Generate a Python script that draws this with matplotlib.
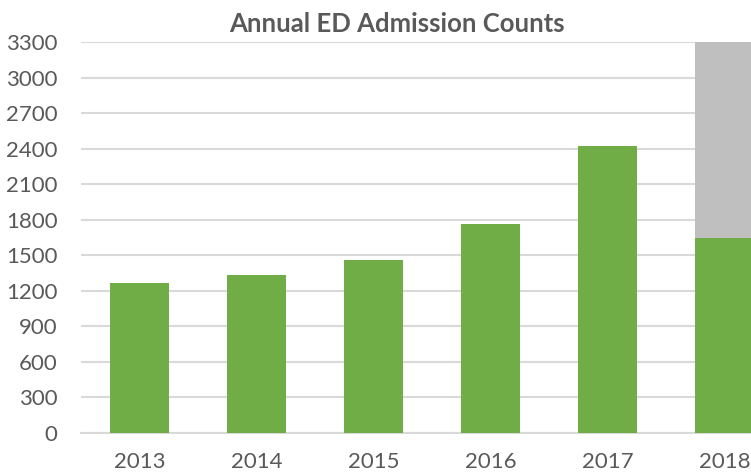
import numpy as np
import matplotlib.pyplot as plt

years = ['2013', '2014', '2015', '2016', '2017', '2018']
admissions = [1267, 1331, 1461, 1768, 2421, 1644]
projected_extra = [0, 0, 0, 0, 0, 1656]
y_ticks = list(range(0, 3301, 300))

green = '#70AD47'
grey = '#BFBFBF'
text_col = '#595959'

fig = plt.figure(figsize=(7.51, 4.75), dpi=100)
# plot area runs past the right edge, like the cropped original
ax = fig.add_axes([81/751, 42/475, 702/751, 391/475])

x = np.arange(len(years))
ax.bar(x, admissions, width=0.5, color=green, zorder=3)
ax.bar(x, projected_extra, width=0.5, bottom=admissions, color=grey, zorder=3)

ax.set_xlim(-0.5, len(years) - 0.5)
ax.set_ylim(0, 3300)
ax.set_yticks(y_ticks)
ax.set_xticks(x)
ax.set_xticklabels(years)
ax.yaxis.grid(True, color='#D9D9D9', linewidth=1.5, zorder=0)
for s in ['top', 'right', 'left']:
    ax.spines[s].set_visible(False)
ax.spines['bottom'].set_color('#D9D9D9')
ax.spines['bottom'].set_linewidth(1.5)
ax.tick_params(axis='both', length=0, labelsize=16, labelcolor=text_col,
               labelfontfamily='Lato')
ax.tick_params(axis='y', pad=17)
ax.tick_params(axis='x', pad=14)

fig.text(397/751, 1 - 24/475, 'Annual ED Admission Counts', ha='center', va='center',
         fontsize=18.5, fontweight='bold', color=text_col, family='Lato')

fig.savefig('out.png', dpi=100)
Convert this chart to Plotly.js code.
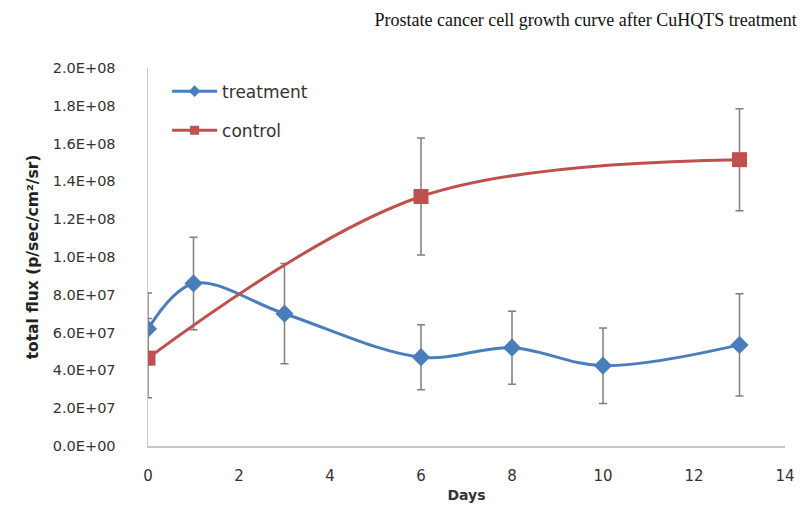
<!DOCTYPE html>
<html>
<head>
<meta charset="utf-8">
<script src="https://cdn.plot.ly/plotly-3.0.1.min.js"></script>
<style>html,body{margin:0;padding:0;background:#fff;}#chart{width:800px;height:513px;}</style>
</head>
<body>
<div id="chart"></div>
<script>
const treatmentDays = [0, 1, 3, 6, 8, 10, 13];
const treatmentFlux = [6.2e7, 8.6e7, 7.0e7, 4.7e7, 5.2e7, 4.25e7, 5.35e7];
const treatmentErr  = [1.9e7, 2.45e7, 2.65e7, 1.72e7, 1.93e7, 2.0e7, 2.7e7];

const controlDays = [0, 6, 13];
const controlFlux = [4.65e7, 1.32e8, 1.515e8];
const controlErr  = [2.1e7, 3.1e7, 2.7e7];

const yTickVals = [0, 2e7, 4e7, 6e7, 8e7, 1e8, 1.2e8, 1.4e8, 1.6e8, 1.8e8, 2e8];
const yTickText = ["0.0E+00","2.0E+07","4.0E+07","6.0E+07","8.0E+07","1.0E+08","1.2E+08","1.4E+08","1.6E+08","1.8E+08","2.0E+08"];
const xTickVals = [0, 2, 4, 6, 8, 10, 12, 14];

const blue = '#4A7EBB', red = '#C0504D';
const errStyle = {type: 'data', visible: true, color: '#7f7f7f', thickness: 1.5, width: 4};

const traces = [
  {
    x: treatmentDays, y: treatmentFlux, name: 'treatment', showlegend: false,
    mode: 'lines+markers', type: 'scatter',
    line: {color: blue, width: 3, shape: 'spline', smoothing: 1},
    marker: {symbol: 'diamond', size: 14, color: blue},
    error_y: Object.assign({array: treatmentErr}, errStyle)
  },
  {
    x: controlDays, y: controlFlux, name: 'control', showlegend: false,
    mode: 'lines+markers', type: 'scatter',
    line: {color: red, width: 3, shape: 'spline', smoothing: 1},
    marker: {symbol: 'square', size: 15, color: red},
    error_y: Object.assign({array: controlErr}, errStyle)
  },
  {
    x: [null], y: [null], name: 'treatment', legendgroup: 'a',
    mode: 'lines+markers', type: 'scatter',
    line: {color: blue, width: 3}, marker: {symbol: 'diamond', size: 9, color: blue}
  },
  {
    x: [null], y: [null], name: 'control', legendgroup: 'b',
    mode: 'lines+markers', type: 'scatter',
    line: {color: red, width: 3}, marker: {symbol: 'square', size: 9, color: red}
  }
];

const sans = 'DejaVu Sans, Verdana, sans-serif';
const tickFont = {family: sans, size: 14.5, color: '#333'};

const layout = {
  width: 800, height: 513,
  paper_bgcolor: '#fff', plot_bgcolor: '#fff',
  margin: {l: 148, r: 15, t: 68, b: 67},
  title: {
    text: 'Prostate cancer cell growth curve after CuHQTS treatment',
    font: {family: 'Liberation Serif, Times New Roman, serif', size: 18, color: '#111'},
    xref: 'container', x: 0.732, xanchor: 'center',
    yref: 'container', y: 0.962, yanchor: 'middle'
  },
  xaxis: {
    range: [0, 14], tickvals: xTickVals, ticktext: xTickVals.map(String),
    showgrid: false, zeroline: false, showline: true, linecolor: '#c8c8c8', linewidth: 1.5,
    ticks: '', tickfont: {family: sans, size: 15, color: '#333'}, ticklabelstandoff: 15,
    title: {text: 'Days', font: {family: sans, size: 14, color: '#333', weight: 'bold'}, standoff: 6}
  },
  yaxis: {
    range: [0, 2e8], tickvals: yTickVals, ticktext: yTickText,
    showgrid: false, zeroline: false, showline: true, linecolor: '#c8c8c8', linewidth: 1.5,
    ticks: '', tickfont: tickFont, ticklabelstandoff: 28,
    title: {text: 'total flux (p/sec/cm²/sr)', font: {family: sans, size: 15.5, color: '#222', weight: 'bold'}, standoff: 10}
  },
  legend: {
    x: 0.03, y: 0.985, xanchor: 'left', yanchor: 'top',
    bgcolor: 'rgba(0,0,0,0)', tracegroupgap: 14, itemwidth: 45,
    font: {family: sans, size: 17, color: '#333'}
  },
  showlegend: true
};

Plotly.newPlot('chart', traces, layout, {displayModeBar: false, staticPlot: true});
</script>
</body>
</html>
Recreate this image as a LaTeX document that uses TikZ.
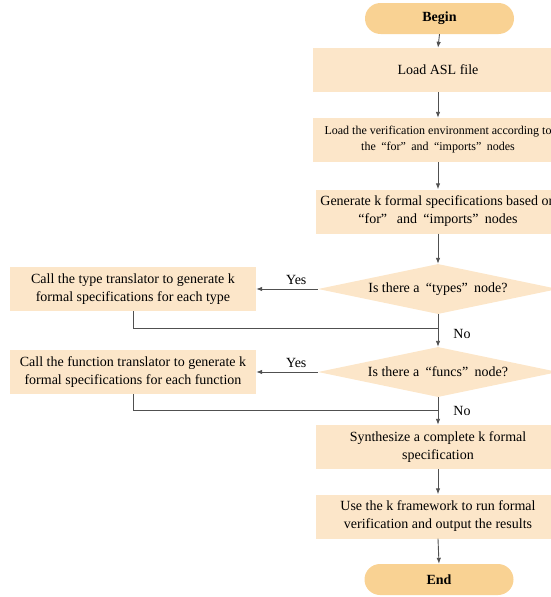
\documentclass[tikz,border=0pt]{standalone}
\usepackage{fontspec}
\setmainfont{Liberation Serif}
\usetikzlibrary{shapes.geometric,arrows.meta}
\definecolor{boxfill}{HTML}{FCE6C9}
\definecolor{pillfill}{HTML}{F9D293}
\definecolor{linec}{HTML}{505050}
\newcommand\cq[1]{\hspace{0.45em}“#1”\hspace{0.45em}}
\tikzset{
  procbox/.style={rectangle, fill=boxfill, draw=none, minimum width=250pt, minimum height=44pt, align=center, inner sep=2pt, font=\fontsize{14}{18}\selectfont},
  pill/.style={rectangle, rounded corners=15.5pt, fill=pillfill, draw=none, minimum width=149pt, minimum height=31pt, font=\fontsize{14}{17}\selectfont\bfseries},
  decision/.style={diamond, aspect=4.8, fill=boxfill, draw=none, minimum width=240pt, minimum height=50pt, inner sep=0pt, font=\fontsize{14}{17}\selectfont},
  conn/.style={draw=linec, line width=0.9pt},
  arr/.style={conn, -{Latex[length=6pt,width=4.5pt]}},
  lbl/.style={font=\fontsize{14}{17}\selectfont, inner sep=1pt}
}
\begin{document}
\begin{tikzpicture}[x=1pt,y=-1pt]
\useasboundingbox (0,0) rectangle (551,597);
\clip (0,0) rectangle (551,597);
\node[pill] (begin) at (439.5,18.5) {Begin};
\node[procbox] (load) at (438,70) {Load ASL file};
\node[procbox, font=\fontsize{12}{16}\selectfont] (env) at (438,140) {Load the verification environment according to\\the\cq{for}and\cq{imports}nodes};
\node[procbox, minimum width=244pt] (gen) at (438,211.5) {Generate k formal specifications based on\\“for”\hspace{0.45em} and\cq{imports}nodes};
\node[decision] (d1) at (438,289) {Is there a\cq{types}node?};
\node[procbox, minimum width=246pt] (tbox) at (133,289) {Call the type translator to generate k\\formal specifications for each type};
\node[decision] (d2) at (438,372) {Is there a\cq{funcs}node?};
\node[procbox, minimum width=246pt] (fbox) at (133,372) {Call the function translator to generate k\\formal specifications for each function};
\node[procbox, minimum width=244pt] (synth) at (438,447) {Synthesize a complete k formal\\specification};
\node[procbox, minimum width=244pt] (usek) at (438,516.5) {Use the k framework to run formal\\verification and output the results};
\node[pill] (end) at (439,579.5) {End};
\coordinate (j1) at (438,328);
\coordinate (j2) at (438,410);
\draw[arr] (begin.south) -- (load.north);
\draw[arr] (load.south) -- (env.north);
\draw[arr] (env.south) -- (gen.north);
\draw[arr] (gen.south) -- (d1.north);
\draw[arr] (d1.west) -- (tbox.east) node[lbl, pos=0.35, above=3pt] {Yes};
\draw[conn] (tbox.south) |- (j1);
\draw[arr] (d1.south) -- (d2.north) node[lbl, pos=0.6, right=14pt] {No};
\draw[arr] (d2.west) -- (fbox.east) node[lbl, pos=0.35, above=3pt] {Yes};
\draw[conn] (fbox.south) |- (j2);
\draw[arr] (d2.south) -- (synth.north) node[lbl, pos=0.5, right=14pt] {No};
\draw[arr] (synth.south) -- (usek.north);
\draw[arr] (usek.south) -- (end.north);
\end{tikzpicture}
\end{document}
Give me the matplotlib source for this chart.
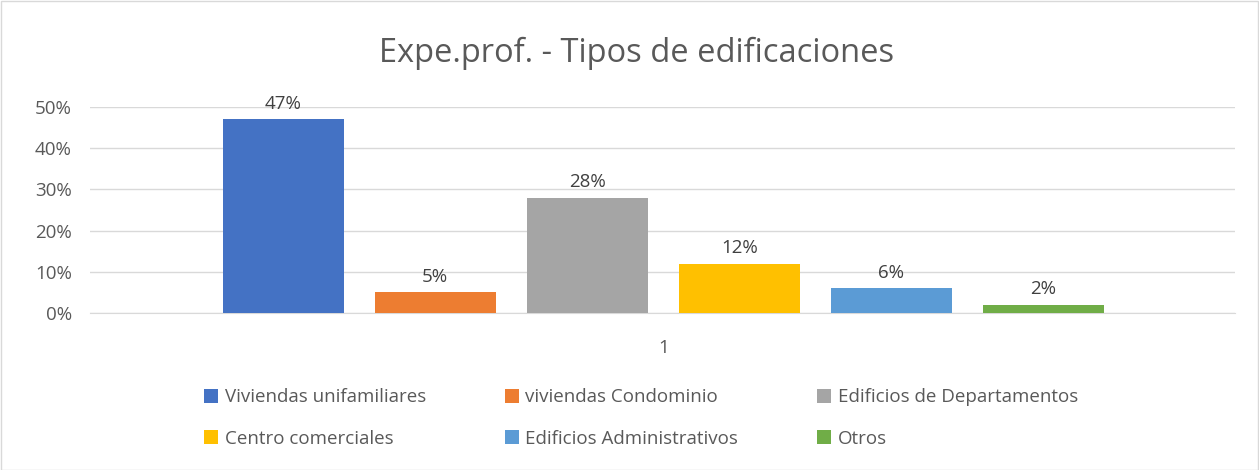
import matplotlib
matplotlib.use("Agg")
import matplotlib.pyplot as plt
from matplotlib.patches import Rectangle
from matplotlib.ticker import PercentFormatter

series = ["Viviendas unifamiliares", "viviendas Condominio", "Edificios de Departamentos",
          "Centro comerciales", "Edificios Administrativos", "Otros"]
values = [0.47, 0.05, 0.28, 0.12, 0.06, 0.02]
labels = ["47%", "5%", "28%", "12%", "6%", "2%"]
colors = ["#4472C4", "#ED7D31", "#A5A5A5", "#FFC000", "#5B9BD5", "#70AD47"]
category = "1"
yticks = [0, 0.1, 0.2, 0.3, 0.4, 0.5]

plt.rcParams['font.family'] = ['Open Sans', 'DejaVu Sans']
W, H = 1259, 470
fig = plt.figure(figsize=(W/100, H/100), dpi=100)
ax = fig.add_axes([90/W, (H-313)/H, (1235-90)/W, (313-107)/H])

handles = []
for i, (s, v, c, lab) in enumerate(zip(series, values, colors, labels)):
    x = i - 2.5
    b = ax.bar(x, v, width=0.795, color=c, label=s, zorder=3)
    handles.append(b)
    ax.text(x, v + 0.016, lab, ha='center', va='bottom', fontsize=13.5, color='#404040')

ax.set_xlim(-3.77, 3.76)
ax.set_ylim(0, 0.5)
ax.set_yticks(yticks)
ax.yaxis.set_major_formatter(PercentFormatter(1.0, decimals=0))
ax.set_xticks([0])
ax.set_xticklabels([category])
ax.tick_params(axis='both', length=0, labelsize=13.5, colors='#595959')
ax.tick_params(axis='x', pad=19)
ax.tick_params(axis='y', pad=13)
ax.grid(axis='y', color='#d9d9d9', linewidth=1, zorder=0)
for sp in ['top', 'right', 'left']:
    ax.spines[sp].set_visible(False)
ax.spines['bottom'].set_color('#d9d9d9')

fig.text(637/W, 1 - 53/H, "Expe.prof. - Tipos de edificaciones", ha='center', va='center',
         fontsize=23.5, color='#595959')

order = [0, 3, 1, 4, 2, 5]
leg = fig.legend([handles[i] for i in order], [series[i] for i in order], ncol=3,
                 loc='center', bbox_to_anchor=(641/W, 1 - 418/H), frameon=False,
                 fontsize=13.5, handlelength=0.75, handleheight=0.75, handletextpad=0.35,
                 columnspacing=4.2, labelspacing=1.25, labelcolor='#595959')

fig.patches.append(Rectangle((0.5/W, 0.5/H), 1 - 1.5/W, 1 - 1.5/H, transform=fig.transFigure,
                             fill=False, edgecolor='#d9d9d9', linewidth=1))
fig.savefig("out.png", dpi=100)
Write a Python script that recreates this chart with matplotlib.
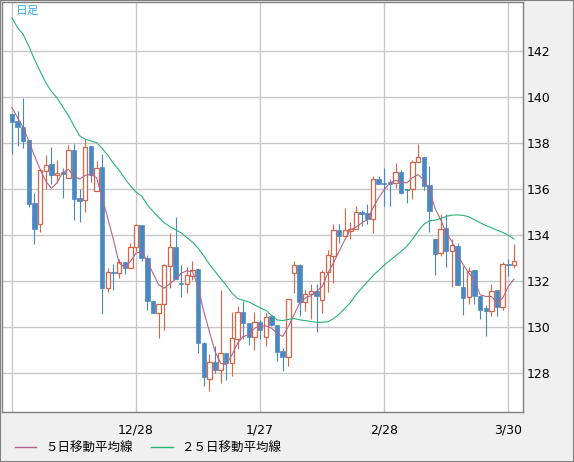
import matplotlib
matplotlib.use("Agg")
import matplotlib.pyplot as plt
from matplotlib.patches import Rectangle
from matplotlib.lines import Line2D

# daily OHLC, one entry per trading day
opens = [139.23, 138.94, 138.70, 138.10, 135.36, 134.48, 136.78, 137.06, 136.59, 136.71,
         136.45, 137.67, 135.58, 135.49, 137.86, 135.90, 136.94, 131.70, 132.39, 132.35,
         132.83, 132.57, 133.48, 134.43, 133.01, 131.14, 130.61, 131.00, 132.64, 133.45,
         131.90, 131.87, 132.20, 132.49, 129.30, 127.75, 128.48, 128.12, 128.87, 128.43,
         129.45, 130.65, 130.17, 129.57, 130.22, 129.57, 130.46, 130.10, 128.93, 128.70,
         132.35, 132.67, 131.07, 131.43, 131.55, 131.16, 132.38, 133.07, 134.19, 133.94,
         134.17, 134.23, 135.00, 134.93, 134.70, 136.41, 136.25, 136.24, 136.26, 136.74,
         136.00, 135.97, 137.17, 137.39, 136.14, 133.80, 133.19, 134.30, 133.30, 133.51,
         131.74, 131.28, 132.45, 131.36, 130.81, 130.67, 131.59, 130.84, 132.74, 132.68]
highs = [139.30, 139.38, 139.93, 138.10, 135.83, 136.87, 137.45, 137.83, 137.23, 136.88,
         137.90, 137.96, 135.97, 138.17, 137.86, 137.20, 137.49, 132.57, 132.71, 132.96,
         132.83, 133.65, 134.48, 134.43, 133.12, 131.14, 131.01, 132.71, 134.06, 134.75,
         132.67, 132.61, 132.88, 132.49, 129.36, 128.84, 129.16, 131.58, 128.87, 130.64,
         130.90, 131.12, 130.17, 130.64, 130.29, 130.61, 130.46, 130.10, 129.10, 131.19,
         132.88, 132.71, 131.62, 131.85, 131.84, 132.45, 133.32, 134.45, 134.48, 135.14,
         134.55, 135.25, 135.07, 135.35, 136.55, 136.55, 136.91, 136.41, 137.10, 136.81,
         136.00, 137.25, 137.93, 137.39, 136.99, 133.80, 134.88, 134.88, 133.80, 133.62,
         132.65, 132.61, 132.45, 131.36, 130.96, 131.86, 131.59, 132.82, 132.96, 133.61]
lows = [137.52, 137.86, 137.78, 135.20, 133.58, 134.13, 135.97, 136.19, 136.26, 135.61,
        136.45, 134.62, 134.55, 134.99, 136.29, 135.90, 130.54, 131.52, 131.62, 132.12,
        132.28, 132.57, 133.28, 132.88, 130.75, 130.61, 129.51, 129.88, 131.68, 132.06,
        131.30, 131.45, 132.03, 128.87, 127.42, 127.20, 128.00, 127.57, 127.71, 127.88,
        129.04, 129.45, 129.23, 129.01, 129.48, 129.16, 130.03, 128.51, 128.06, 128.29,
        131.45, 130.46, 130.68, 130.35, 129.77, 130.61, 131.51, 131.91, 133.65, 133.94,
        133.80, 134.23, 134.38, 134.48, 134.06, 136.19, 135.25, 135.25, 136.04, 135.75,
        135.36, 135.57, 137.17, 135.94, 134.12, 132.25, 133.09, 132.61, 131.72, 131.80,
        130.52, 131.01, 130.99, 130.36, 129.59, 130.45, 130.45, 130.74, 132.22, 132.57]
closes = [138.90, 138.68, 138.07, 135.32, 134.25, 136.80, 137.04, 136.59, 136.70, 136.64,
          137.67, 135.54, 135.46, 137.81, 136.59, 136.91, 131.67, 132.39, 132.33, 132.83,
          132.54, 133.48, 134.43, 133.00, 131.12, 130.61, 131.01, 132.67, 133.45, 132.06,
          131.86, 132.23, 132.48, 129.30, 127.83, 128.48, 128.12, 128.87, 128.41, 129.52,
          130.65, 130.17, 129.57, 130.20, 129.86, 130.43, 130.07, 128.90, 128.68, 131.19,
          132.67, 131.07, 131.43, 131.55, 131.36, 132.39, 133.10, 134.19, 133.94, 134.19,
          134.26, 135.00, 134.90, 134.67, 136.43, 136.19, 136.20, 136.22, 136.74, 135.83,
          135.94, 137.17, 137.39, 136.12, 135.03, 133.16, 134.23, 133.28, 133.54, 131.82,
          131.25, 132.42, 131.33, 130.75, 130.70, 131.57, 130.84, 132.74, 132.68, 132.86]

ma5 = [139.52, 139.09, 138.65, 138.07, 137.42, 136.84, 136.33, 136.01, 136.26, 136.70,
       136.84, 136.55, 136.41, 136.58, 136.62, 136.48, 135.61, 134.70, 133.78, 132.77,
       132.60, 132.84, 133.20, 133.27, 132.84, 132.33, 131.83, 131.68, 131.87, 132.07,
       132.33, 132.43, 132.40, 131.75, 130.67, 129.80, 128.93, 128.42, 128.35, 128.78,
       129.29, 129.58, 129.65, 129.94, 130.04, 130.04, 129.94, 129.72, 129.58, 130.01,
       130.52, 131.03, 131.25, 131.35, 131.54, 131.75, 132.33, 132.77, 133.27, 133.78,
       134.22, 134.33, 134.51, 134.65, 135.16, 135.60, 135.96, 136.25, 136.36, 136.28,
       136.25, 136.48, 136.61, 136.39, 135.96, 135.16, 134.65, 134.07, 133.71, 133.13,
       132.70, 132.33, 132.04, 131.39, 131.32, 131.32, 131.06, 131.25, 131.75, 132.07]
ma25 = [143.42, 142.99, 142.70, 142.19, 141.61, 141.10, 140.60, 140.23, 139.94, 139.56,
        139.18, 138.72, 138.30, 138.15, 138.07, 138.00, 137.75, 137.45, 137.10, 136.80,
        136.45, 136.12, 135.85, 135.68, 135.30, 135.02, 134.75, 134.52, 134.35, 134.22,
        134.08, 133.88, 133.68, 133.42, 133.08, 132.72, 132.41, 132.10, 131.80, 131.47,
        131.23, 131.15, 131.08, 130.95, 130.83, 130.72, 130.50, 130.30, 130.27, 130.32,
        130.36, 130.30, 130.27, 130.23, 130.20, 130.20, 130.22, 130.35, 130.55, 130.80,
        131.05, 131.40, 131.68, 131.95, 132.22, 132.45, 132.68, 132.88, 133.08, 133.27,
        133.50, 133.80, 134.15, 134.45, 134.60, 134.63, 134.70, 134.80, 134.85, 134.86,
        134.84, 134.78, 134.65, 134.52, 134.40, 134.30, 134.20, 134.10, 133.98, 133.82]

tick_pos = [0, 22, 44, 66, 88]
tick_labels = ["", "12/28", "1/27", "2/28", "3/30"]
y_ticks = [128, 130, 132, 134, 136, 138, 140, 142]

UP = "#dc6446"
DOWN = "#4a88c2"
MA5_C = "#b4648a"
MA25_C = "#28b478"
GRID = "#c8c8c8"
JP = ["Noto Sans CJK JP", "DejaVu Sans"]

W, H = 574, 462
fig = plt.figure(figsize=(W / 100, H / 100), dpi=100)
fig.patch.set_facecolor("#f0f0f0")
ax = fig.add_axes([1.5 / W, 1 - 412 / H, 521.5 / W, 410.5 / H])
ax.set_facecolor("white")

n = len(closes)
xs = list(range(n))
bw = 0.78
for i in xs:
    o, h, l, c = opens[i], highs[i], lows[i], closes[i]
    up = c > o
    col = UP if up else DOWN
    ax.vlines(i, l, h, color=col, lw=0.8, zorder=2)
    bot = min(o, c)
    hgt = max(abs(c - o), 0.05)
    if up:
        ax.bar(i, hgt, bottom=bot, width=bw, facecolor="white", edgecolor=col,
               linewidth=0.9, zorder=3)
    else:
        ax.bar(i, hgt, bottom=bot, width=bw, facecolor=col, edgecolor=col,
               linewidth=0.5, zorder=3)

ax.plot(xs, ma5, color=MA5_C, lw=0.8, zorder=4)
ax.plot(xs, ma25, color=MA25_C, lw=0.8, zorder=4)

ax.set_xlim(-1.85, 90.6)
ax.set_ylim(126.3, 144.13)
ax.set_xticks(tick_pos)
ax.set_xticklabels(tick_labels)
ax.set_yticks(y_ticks)
ax.yaxis.tick_right()
ax.tick_params(axis="both", length=0, labelsize=9, colors="black")
ax.tick_params(axis="x", pad=8)
ax.tick_params(axis="y", pad=3)
ax.grid(True, color=GRID, lw=1.0, zorder=0)
ax.set_axisbelow(True)
for s in ax.spines.values():
    s.set_color("#808080")
    s.set_linewidth(1.0)

fig.text(16 / W, 1 - 10 / H, "日足", color="#3cb4f0", fontsize=8.5,
         family=JP, va="center", ha="left")

handles = [Line2D([], [], color=MA5_C, lw=1.0), Line2D([], [], color=MA25_C, lw=1.0)]
fig.legend(handles, ["５日移動平均線", "２５日移動平均線"], loc="center left",
           bbox_to_anchor=(15 / W, 1 - 448 / H), ncol=2, frameon=False,
           prop={"family": JP, "size": 9}, handlelength=1.7, handletextpad=0.7,
           columnspacing=1.5, borderpad=0, borderaxespad=0)

fig.patches.append(Rectangle((0, 0), 1, 1, transform=fig.transFigure, fill=False,
                             edgecolor="#808080", lw=1.5))

fig.savefig("out.png", dpi=100, facecolor=fig.get_facecolor())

----

- Job: From the first line of the entries above down to the line holding "bottom=admissions, color=grey, zorder=3)", quote each line exactly and nothing else, skipping pictures.

- Solution below:
Generate a Python script that draws this with matplotlib.
import numpy as np
import matplotlib.pyplot as plt

years = ['2013', '2014', '2015', '2016', '2017', '2018']
admissions = [1267, 1331, 1461, 1768, 2421, 1644]
projected_extra = [0, 0, 0, 0, 0, 1656]
y_ticks = list(range(0, 3301, 300))

green = '#70AD47'
grey = '#BFBFBF'
text_col = '#595959'

fig = plt.figure(figsize=(7.51, 4.75), dpi=100)
# plot area runs past the right edge, like the cropped original
ax = fig.add_axes([81/751, 42/475, 702/751, 391/475])

x = np.arange(len(years))
ax.bar(x, admissions, width=0.5, color=green, zorder=3)
ax.bar(x, projected_extra, width=0.5, bottom=admissions, color=grey, zorder=3)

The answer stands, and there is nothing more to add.